Vanessa Paradis turns 38 today. Happy birthday!
Vanessa Paradis turns 38 today. Happy birthday!
Made a compilation with my favourite black (meaning jazzy, soulful, bluesy, funky etc) Christmas songs for the EHPO-blog. Go HERE to download. Nothing in French, but James, Otis, Marvin, Stevie, Donny and the like. If you want more (odd) Christmas songs, you should also check Christmas A Gogo (here), or festive friends like Stubby, BRCM and SWOT.
Happy holidays!
The Sunday Times called her „voice from Cape Verde“, possibly due to the fact that Mayra Andrade sings a lot of songs in Cape Verdean Creole, though she’s born in Cuba and grew up in Senegal, Angola, and Germany. Her records smell a bit of the well-designed eau de toilette of all those other industry working girls mixing world music with those certain hints of Brazilian folklore, body lotion fado, and authentic leather sofa jazz/ethno feel that probably will earn her a guest job on Charlie Haden’s next „Sophisticated Ladies“ volume. She’s got taste anyway: Her new live album, Studio 105, features also Serge’s La Javanaise, written originally for Juliette Gréco in 1959, in a kind of worn-out sugardaddy’s club version, definitely not as intimate as it tries to be, but actually quite a winning one.
Mayra Andrade – La Javanaise
Everyone dreams about writing a classic Christmas song, very few achieve this goal. Multi-instrumentalist, theremin-enthusiast and singer Fay Lovsky wrote her claim to fame in 1981. Since then, Christmas was a Friend of Mine is on the radio every season. It has the bells, the nostalgic atmosphere and the lyrics about friendship that all good Christmas songs have. For the compilation A Catchy Christmas, she recorded an updated French version. Which is nice. You can buy and/or listen to A Catchy Christmas HERE.
Fay Lovsky – Noël quand on est petit
If you go HERE, you can see a radioshow (yes, see a radioshow, in Dutch) with me talking about Gainsbourg, plus guests singer Rick de Leeuw, pianist Jan Robijns and actress Sylvia Kristel sharing stories about Serge. She told that she went to partouses with Serge, Ian McShane and Jane Birkin. And that she immediatly had a bond with Gainsbourg, ‘alcoholics recognise each other straight away’. Near the end of the show, Sylvia and Rick sing their Dutch translation of Serge & Catherine’s Dieu fumeur des Havanes.
All-too-short perfume spot, but eyecandy all the way, plus the right bedroom sound.
Xmas Tonite is a Band Aid-like team-up of mostly French artists, singing a Northern Soul-style Christmas song. We hear Alizée along with Loane, Hugh Coltman and members of Tahiti 80, Jamaica and a whole bunch of other artists.

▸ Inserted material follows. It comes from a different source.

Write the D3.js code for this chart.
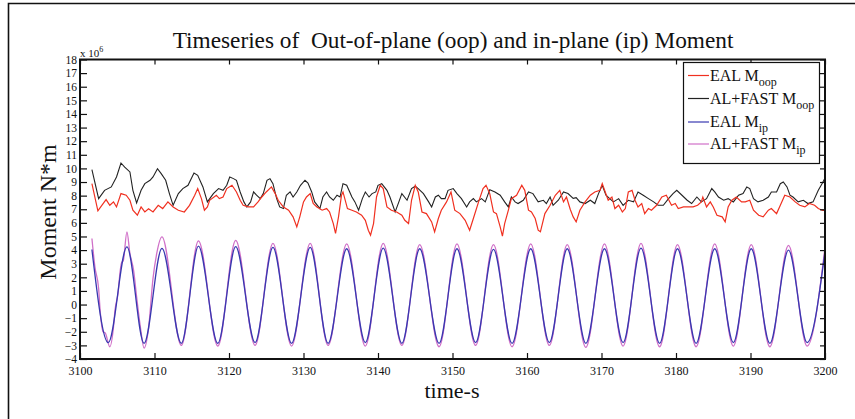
<!DOCTYPE html>
<html><head><meta charset="utf-8">
<script src="https://cdn.jsdelivr.net/npm/d3@7"></script>
<style>body{margin:0;background:#fff}svg{display:block}text{font-family:"Liberation Serif","Times New Roman",serif}</style>
</head><body><svg id="c" width="855" height="419"></svg>
<script>
// ---- data (units: 1e6 N*m, time in s) ----
const xTickValues = [3100,3110,3120,3130,3140,3150,3160,3170,3180,3190,3200];
const yTickValues = [-4,-3,-2,-1,0,1,2,3,4,5,6,7,8,9,10,11,12,13,14,15,16,17,18];
const seriesNames = ["EAL M", "AL+FAST M", "EAL M", "AL+FAST M"];
const seriesSubs = ["oop", "oop", "ip", "ip"];

const alfastOop = [[3101.6,9.91],[3102.5,7.78],[3103.3,8.39],[3104.2,8.64],[3104.9,9.37],[3105.5,10.4],[3106.0,10.1],[3106.7,9.74],[3107.1,8.39],[3107.6,7.46],[3108.2,8.39],[3108.7,8.88],[3109.4,9.13],[3109.8,9.37],[3110.4,9.98],[3110.9,9.62],[3111.5,9.13],[3112.0,8.15],[3112.5,7.29],[3113.2,8.15],[3113.8,8.52],[3114.5,8.76],[3115.3,9.66],[3115.8,9.49],[3116.5,8.64],[3117.1,7.54],[3117.9,8.15],[3118.6,8.52],[3119.2,8.39],[3119.7,8.76],[3120.1,9.37],[3120.6,9.25],[3121.0,9.13],[3121.5,8.27],[3122.0,7.54],[3122.4,7.17],[3122.9,7.54],[3123.3,8.27],[3123.7,8.03],[3124.2,7.78],[3124.6,8.15],[3125.1,9.13],[3125.5,9.25],[3125.9,8.88],[3126.4,7.78],[3126.8,7.17],[3127.3,7.05],[3127.7,8.03],[3128.2,8.27],[3128.6,7.9],[3129.1,8.27],[3129.6,8.76],[3130.2,9.13],[3130.6,8.93],[3131.1,8.27],[3131.5,7.54],[3132.2,7.05],[3132.6,7.9],[3133.1,8.27],[3133.5,7.9],[3134.0,7.66],[3134.5,8.03],[3134.9,7.9],[3135.3,8.88],[3135.8,8.76],[3136.5,7.9],[3136.9,7.54],[3137.4,6.93],[3137.9,7.78],[3138.3,8.27],[3138.8,7.9],[3139.2,8.15],[3139.7,8.27],[3140.0,8.76],[3140.5,8.88],[3141.2,8.39],[3141.6,7.9],[3142.3,6.8],[3142.8,7.54],[3143.2,8.15],[3143.9,7.66],[3144.5,8.52],[3145.0,8.69],[3145.4,8.52],[3146.1,8.15],[3146.8,7.54],[3147.2,7.17],[3147.7,7.9],[3148.1,8.03],[3148.5,7.78],[3149.0,7.78],[3149.4,8.39],[3150.1,8.52],[3150.6,8.15],[3151.2,7.78],[3151.9,7.17],[3152.3,7.54],[3152.8,7.78],[3153.2,7.54],[3153.9,7.78],[3154.4,7.54],[3155.0,8.44],[3155.7,8.27],[3156.4,8.03],[3157.0,7.54],[3157.5,7.17],[3157.9,7.9],[3158.4,7.54],[3158.8,7.42],[3159.5,7.66],[3160.2,8.27],[3160.8,8.15],[3161.5,7.54],[3162.2,7.66],[3162.6,7.42],[3163.1,7.9],[3163.5,7.29],[3164.2,7.66],[3164.9,8.27],[3165.5,8.15],[3166.2,7.8],[3166.6,7.85],[3167.1,7.54],[3167.8,7.42],[3168.5,7.66],[3169.1,7.42],[3169.6,8.15],[3170.1,8.76],[3170.6,8.03],[3171.1,7.78],[3171.6,7.54],[3172.3,7.78],[3172.9,7.29],[3173.6,7.66],[3174.3,7.54],[3174.9,8.27],[3175.6,8.03],[3176.3,7.78],[3177.0,7.54],[3177.6,7.29],[3178.3,7.29],[3179.0,7.78],[3179.6,8.15],[3180.1,8.39],[3180.8,8.03],[3181.5,7.66],[3182.1,7.42],[3182.8,7.9],[3183.4,7.54],[3184.1,7.78],[3184.8,8.52],[3185.2,8.27],[3185.7,7.9],[3186.4,7.66],[3187.0,7.78],[3187.7,7.54],[3188.4,8.03],[3189.0,8.15],[3189.5,8.64],[3189.9,8.52],[3190.4,7.78],[3191.0,7.54],[3191.7,7.66],[3192.4,7.9],[3192.8,8.27],[3193.5,8.27],[3194.0,8.88],[3194.4,9.0],[3194.9,8.64],[3195.3,8.03],[3195.7,7.9],[3196.4,7.54],[3197.1,7.66],[3197.7,7.42],[3198.4,7.54],[3199.1,8.39],[3199.6,8.88],[3200.0,9.3]];

const ealOop = [[3101.6,8.88],[3102.4,6.88],[3103.1,7.42],[3103.5,7.71],[3104.0,7.29],[3104.5,7.54],[3104.9,7.17],[3105.5,8.15],[3106.2,8.03],[3106.7,7.66],[3107.1,6.93],[3107.7,6.56],[3108.2,7.17],[3108.7,6.8],[3109.2,7.03],[3109.8,6.8],[3110.5,7.29],[3111.1,7.05],[3111.8,7.54],[3112.5,7.17],[3113.2,6.93],[3114.0,6.8],[3114.7,7.29],[3115.4,8.03],[3115.8,8.52],[3116.3,7.78],[3116.7,6.93],[3117.1,7.17],[3117.4,7.66],[3118.3,8.03],[3118.7,7.78],[3119.2,7.9],[3119.7,8.52],[3120.4,8.76],[3121.0,8.27],[3121.5,7.66],[3121.9,7.29],[3122.6,7.17],[3123.3,7.17],[3123.9,7.54],[3124.4,7.9],[3125.0,8.27],[3125.7,8.64],[3126.2,8.15],[3126.6,7.66],[3127.3,7.17],[3128.0,6.93],[3128.6,6.44],[3129.1,5.7],[3129.5,6.44],[3130.0,7.54],[3130.4,7.9],[3130.9,8.15],[3131.3,7.42],[3131.8,7.17],[3132.5,6.93],[3133.1,7.05],[3133.5,6.8],[3134.0,5.95],[3134.3,5.22],[3134.7,6.44],[3135.1,8.03],[3135.3,8.27],[3135.9,7.05],[3136.5,6.93],[3137.1,6.8],[3137.8,6.56],[3138.3,6.19],[3138.7,5.46],[3139.0,5.09],[3139.4,5.95],[3139.8,7.9],[3140.3,8.76],[3140.7,8.52],[3141.2,7.17],[3141.8,6.93],[3142.5,6.8],[3143.2,6.56],[3143.6,6.19],[3144.1,5.95],[3144.5,7.66],[3145.0,8.76],[3145.4,8.27],[3145.9,6.8],[3146.5,6.68],[3147.2,6.07],[3147.6,5.34],[3148.1,6.32],[3148.5,6.93],[3149.2,7.54],[3149.8,8.27],[3150.3,6.93],[3151.0,6.68],[3151.7,6.19],[3152.1,5.7],[3152.3,5.46],[3152.8,6.32],[3153.5,7.54],[3154.1,8.52],[3154.5,8.76],[3155.0,8.15],[3155.5,6.8],[3155.9,6.68],[3156.4,5.7],[3156.7,5.02],[3157.0,5.95],[3157.5,6.93],[3157.9,7.78],[3158.6,8.03],[3159.3,8.76],[3159.7,8.39],[3160.2,6.93],[3160.6,6.8],[3161.1,6.32],[3161.5,5.46],[3161.8,5.34],[3162.4,6.68],[3163.1,7.29],[3163.8,8.03],[3164.4,8.39],[3164.9,7.54],[3165.3,7.9],[3165.8,7.0],[3166.2,6.44],[3166.6,6.07],[3167.1,6.93],[3167.8,7.54],[3168.5,8.03],[3169.1,8.27],[3169.8,8.39],[3170.1,8.88],[3170.5,8.27],[3170.9,7.66],[3171.4,7.9],[3171.8,7.05],[3172.3,7.29],[3172.8,6.8],[3173.2,7.05],[3173.6,8.27],[3174.1,8.39],[3174.5,7.66],[3174.9,7.17],[3175.4,7.42],[3175.8,6.68],[3176.3,7.05],[3176.7,6.93],[3177.4,7.29],[3178.1,7.9],[3178.7,8.03],[3179.4,7.29],[3179.9,7.42],[3180.3,7.05],[3181.0,7.17],[3181.6,7.17],[3182.3,7.17],[3182.9,7.29],[3183.4,7.54],[3183.6,7.9],[3184.1,7.17],[3184.6,7.54],[3185.0,7.17],[3185.5,6.56],[3186.2,6.44],[3186.6,6.07],[3187.0,7.17],[3187.5,7.66],[3188.1,7.9],[3188.8,7.54],[3189.3,7.54],[3189.9,7.66],[3190.4,6.93],[3191.1,6.56],[3191.7,6.44],[3192.4,6.93],[3192.8,7.05],[3193.5,6.68],[3193.9,7.17],[3194.6,8.03],[3195.3,7.9],[3196.0,7.54],[3196.6,7.29],[3197.3,7.17],[3197.9,7.42],[3198.6,7.29],[3199.1,7.05],[3199.6,6.93],[3200.0,6.9]];

const ealIp = [[3101.6,4.04],[3103.8,-2.8],[3106.3,4.23],[3108.6,-2.85],[3111.0,4.12],[3113.6,-2.85],[3115.9,4.29],[3118.5,-2.85],[3120.9,4.25],[3123.5,-2.8],[3125.9,4.2],[3128.4,-2.85],[3130.9,4.2],[3133.3,-2.85],[3135.8,4.1],[3138.3,-2.8],[3140.7,4.15],[3143.2,-2.85],[3145.6,4.1],[3148.2,-2.85],[3150.6,4.1],[3153.1,-2.8],[3155.5,4.05],[3158.0,-2.85],[3160.5,4.1],[3163.0,-2.8],[3165.4,4.1],[3167.9,-2.85],[3170.4,4.1],[3172.9,-2.8],[3175.3,4.15],[3177.8,-2.85],[3180.2,4.1],[3182.7,-2.85],[3185.2,4.1],[3187.7,-2.8],[3190.1,4.1],[3192.6,-2.85],[3195.1,4.0],[3197.6,-2.8],[3200.0,3.9]];

const alfastIp = [[3101.6,4.85],[3102.0,2.77],[3102.5,1.18],[3102.7,-0.4],[3103.1,-2.0],[3103.4,-2.1],[3104.0,-3.1],[3104.5,-1.63],[3104.7,-0.4],[3105.1,0.8],[3105.4,2.5],[3105.6,3.1],[3105.8,3.2],[3106.3,5.34],[3106.7,3.75],[3107.2,2.5],[3107.6,0.57],[3108.1,-1.63],[3108.6,-3.2],[3109.2,-1.75],[3109.8,1.92],[3110.3,3.75],[3111.0,4.97],[3113.6,-3.0],[3115.9,4.68],[3118.5,-3.05],[3120.9,4.72],[3123.5,-3.0],[3125.9,4.5],[3128.4,-3.05],[3130.9,4.5],[3133.3,-3.0],[3135.8,4.45],[3138.3,-3.05],[3140.7,4.5],[3143.2,-3.0],[3145.6,4.4],[3148.2,-3.1],[3150.6,4.45],[3153.1,-3.0],[3155.5,4.4],[3158.0,-3.1],[3160.5,4.45],[3163.0,-3.0],[3165.4,4.4],[3167.9,-3.15],[3170.4,4.45],[3172.9,-3.05],[3175.3,4.5],[3177.8,-3.1],[3180.2,4.4],[3182.7,-3.1],[3185.2,4.45],[3187.7,-3.05],[3190.1,4.4],[3192.6,-3.1],[3195.1,4.35],[3197.6,-3.05],[3200.0,4.2]];

// ---- layout ----
const svg = d3.select("#c");
const L = 80, R = 825, T = 59.5, B = 359;
const x = d3.scaleLinear().domain([3100, 3200]).range([L, R]);
const y = d3.scaleLinear().domain([-4, 18]).range([B, T]);

// outer frame (left and top)
svg.append("path").attr("d", "M8.5,419V3.5H855").attr("fill","none").attr("stroke","#111").attr("stroke-width",1.6);

// title
svg.append("text").attr("x", 453).attr("y", 48).attr("text-anchor","middle")
  .attr("font-size", 23.3).attr("fill","#111").style("white-space","pre")
  .text("Timeseries of  Out-of-plane (oop) and in-plane (ip) Moment");

// clip
svg.append("clipPath").attr("id","clip").append("rect").attr("x",L).attr("y",T).attr("width",R-L).attr("height",B-T);

const line = d3.line().x(d => x(d[0])).y(d => y(d[1]));
const sline = d3.line().x(d => x(d[0])).y(d => y(d[1])).curve(d3.curveMonotoneX);
const g = svg.append("g").attr("clip-path","url(#clip)");
g.append("path").datum(alfastOop).attr("d", line).attr("fill","none").attr("stroke","#222").attr("stroke-width",1.1);
g.append("path").datum(ealOop).attr("d", line).attr("fill","none").attr("stroke","#f03020").attr("stroke-width",1.2);
g.append("path").datum(alfastIp).attr("d", sline).attr("fill","none").attr("stroke","#d070c8").attr("stroke-width",1.3);
g.append("path").datum(ealIp).attr("d", sline).attr("fill","none").attr("stroke","#3838b0").attr("stroke-width",1.3);

// axes
function styleAxis(sel){
  sel.attr("font-family", null);
  sel.select(".domain").remove();
  sel.selectAll(".tick line").attr("stroke","#111").attr("stroke-width",1.2);
  sel.selectAll(".tick text").attr("fill","#111").attr("font-family","'Liberation Serif',serif");
}
svg.append("g").attr("transform",`translate(${L},0)`)
  .call(d3.axisLeft(y).tickValues(yTickValues).tickSizeInner(-7).tickSizeOuter(0).tickPadding(3).tickFormat(d3.format("d")))
  .call(styleAxis).call(s => s.selectAll(".tick text").attr("font-size",11.5));
svg.append("g").attr("transform",`translate(${R},0)`)
  .call(d3.axisRight(y).tickValues(yTickValues).tickSizeInner(-5).tickSizeOuter(0).tickFormat(""))
  .call(styleAxis);
svg.append("g").attr("transform",`translate(0,${B})`)
  .call(d3.axisBottom(x).tickValues(xTickValues).tickSizeInner(-6).tickSizeOuter(0).tickPadding(7).tickFormat(d3.format("d")))
  .call(styleAxis).call(s => s.selectAll(".tick text").attr("font-size",12));
svg.append("g").attr("transform",`translate(0,${T})`)
  .call(d3.axisTop(x).tickValues(xTickValues).tickSizeInner(-5).tickSizeOuter(0).tickFormat(""))
  .call(styleAxis);

// plot frame
svg.append("rect").attr("x",L).attr("y",T).attr("width",R-L).attr("height",B-T)
  .attr("fill","none").attr("stroke","#111").attr("stroke-width",2);

// exponent label
const ex = svg.append("text").attr("x", 80).attr("y", 56.5).attr("font-size", 11).attr("fill","#111");
ex.append("tspan").text("x 10");
ex.append("tspan").attr("font-size",8).attr("dy",-5).text("6");

// axis labels
svg.append("text").attr("transform","translate(55.5,212) rotate(-90)").attr("text-anchor","middle")
  .attr("font-size",24).attr("fill","#111").text("Moment N*m");
svg.append("text").attr("x",452).attr("y",397.5).attr("text-anchor","middle")
  .attr("font-size",22).attr("fill","#111").text("time-s");

// legend
const colors = ["#f03020","#222","#3838b0","#d070c8"];
const lg = svg.append("g");
lg.append("rect").attr("x",683.5).attr("y",62.5).attr("width",136).attr("height",101)
  .attr("fill","#fff").attr("stroke","#111").attr("stroke-width",1.2);
const rows = [80.5, 103.5, 127, 149];
seriesNames.forEach((n,i) => {
  lg.append("line").attr("x1",688).attr("x2",709).attr("y1",rows[i]-5).attr("y2",rows[i]-5)
    .attr("stroke",colors[i]).attr("stroke-width",1.2);
  const t = lg.append("text").attr("x",710).attr("y",rows[i]).attr("font-size",16).attr("fill","#111");
  t.append("tspan").text(n);
  t.append("tspan").attr("font-size",12).attr("dy",5).text(seriesSubs[i]);
});
</script></body></html>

Legendary ye-ye singer Sylvie Vartan returns with a very strong album, produced by Keren Ann & Doriand, who also wrote a couple of songs. Others who contributed are Benjamin Biolay (La Vanité, great song), David Hallyday (her son), La Grande Sophie and Etienne Daho. The production is very sixties, with plush keys, loads of strings and guitars drowning in echo. Duet-partners are Doriand, Julien Doré and Arthur H. Vartan isn’t the world’s best singer anymore – then again, she never was. This album is way better than the rehashes on Nouvele Vague. See the duet with Doré here. Read an English interview with Sylvie here.
Sylvie Vartan & Doriand – Je me détacherai
Adjani lookalike Caroline Grimm recorded this one, an élastiquely carribean-ized disco-pop number that made my sister buy her first dessous on Ibiza in 1988.
Though Sarah Nixey is British, she’s a fille to boot, levitating effortlessly between the realms of innocence and lasciviousness, the subversive and the sublime. With Black Box Recorder – assisted by Luke Haines of Auteurs fame and John Moore, ex-Jesus & Marychain –, she recorded three of the smartest, though too much neglected pop CDs of the last decade. French Rock’n’Roll from Recorder’s brilliant second record Facts of Life echoes the spirit of Jane & Serge, London-style, and features even a few lines in French:
Black Box Recorder – French Rock’n’Roll
Solo, Sarah also did a trippy club cover of Francoise Hardy’s hit Le temps de l’amour, written by Hardy’s future husband Jacques Dutronc in 1962, and Ici avec toi, a gauloised-up translation of her original song When I’m Here With You.
Sarah Nixey – Le temps de l’amour
Last not least, another of Sarah’s French connections from the compilation The Worst of Black Box Recorder: Her version of Terry Jacks’ weeper superhit Seasons of the Sun – cover of Jacques Brel’s classic chanson Le Moribond – reverberating an entirely different quality: the dizzy state when awakening from a already half-forgotten dream.